JCW: You write that “the core question confronting policy makers must be not whether the United States has justification for feeling righteous in its indignation but rather how the United States should respond to Chinese actions in a way that maximally pushes China in America’s preferred direction.” Where have U.S. efforts swayed Chinese strategies and tactics, and what are some of the key ingredients of success in influencing Chinese behavior?

RH: The recent history of the relationship is replete with examples of U.S. diplomacy moving China in Washington’s preferred directions on specific issues that implicated American interests. For example, intensive U.S.-China economic coordination around the 2008-2009 global financial crisis helped avert global economic depression. At the U.S. government’s urging, China’s currency has appreciated and its trade balance with the world has become less of an issue than in the past. This shift generated Chinese demand for imports, which has helped fuel global economic expansion.

Through sustained U.S.-led diplomacy, China went from being a spoiler at the 2009 Copenhagen climate change conference to a key player in securing agreement at the Paris conference in 2015. China also responded positively to intensive U.S. diplomacy when it joined the international response to the Ebola outbreak in 2014 and helped build public health capacity in Africa thereafter.

The currently elevated tensions in the U.S.-China relationship often obscure past examples of coordinated U.S.-China actions to address common international challenges. Recalling these experiences provides a reminder that past U.S. diplomacy has pulled China into efforts to address global challenges. Many of the sharpest threats to America’s interests today defy unilateral solutions, whether the challenge is stopping covid-19, strengthening global health security, building a more inclusive global economy or tackling the climate crisis.

JCW: The Group of Seven recently announced the Build Back Better World partnership as an explicit effort to counter China’s Belt and Road initiative. You write that “if China wants to devote its resources to creating a development bank or building roads and pipelines, the United States should not — and need not — stand in its way.” How effective do you think U.S.-led efforts to compete with the Belt and Road will be?

RH: Western countries cannot compete on a cost basis for constructing roads and railways.
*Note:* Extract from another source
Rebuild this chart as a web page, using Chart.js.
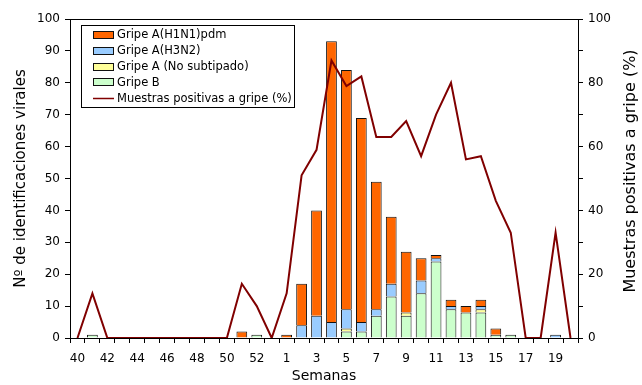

China has unique attributes, e.g., a state-guided economy, overcapacity in key sectors, a glut of low-paid construction workers and foreign currency reserves in search of external outlets. The Build Back Better World initiative will likely be more effective if it avoids attempting to out-China China. Instead, G-7 members could focus on areas where they have comparative advantage — building digital technology infrastructure, investing in climate resilience and supporting good governance. A free media and an independent judiciary are more likely to reduce concerns about elite capture, corruption and erosion of environment and labor standards in countries that host Belt and Road projects. As the old adage goes, “sunlight is the best disinfectant.”

JCW: What are some important differences — and similarities — between the Cold War and today’s situation between the United States and China?

RH: The Cold War is a poor analogy for understanding U.S.-China relations today. The Cold War was preceded by 30 years of global war and depression. The current moment follows 30 years of great power peace and global economic expansion. At the start of the Cold War, the Soviet Union exploited power vacuums along its periphery; China today is surrounded by capable powers and the constant presence of the United States in Asia. In the early 1950s, there was hardly any trade or investment flows into the Soviet Union. Today China is deeply embedded in the global economy. As such, containment is not an available option for dealing with China, given that few — if any — U.S. allies or partners would be receptive to aligning with the United States against China.

But one similarity to the Cold War is the risk of a devastating military conflict between two nuclear-armed superpowers. Time will tell whether U.S. and Chinese leaders choose to prioritize risk reduction, without the shock of an event like the Cuban missile crisis to set in motion efforts toward arms control and crisis management.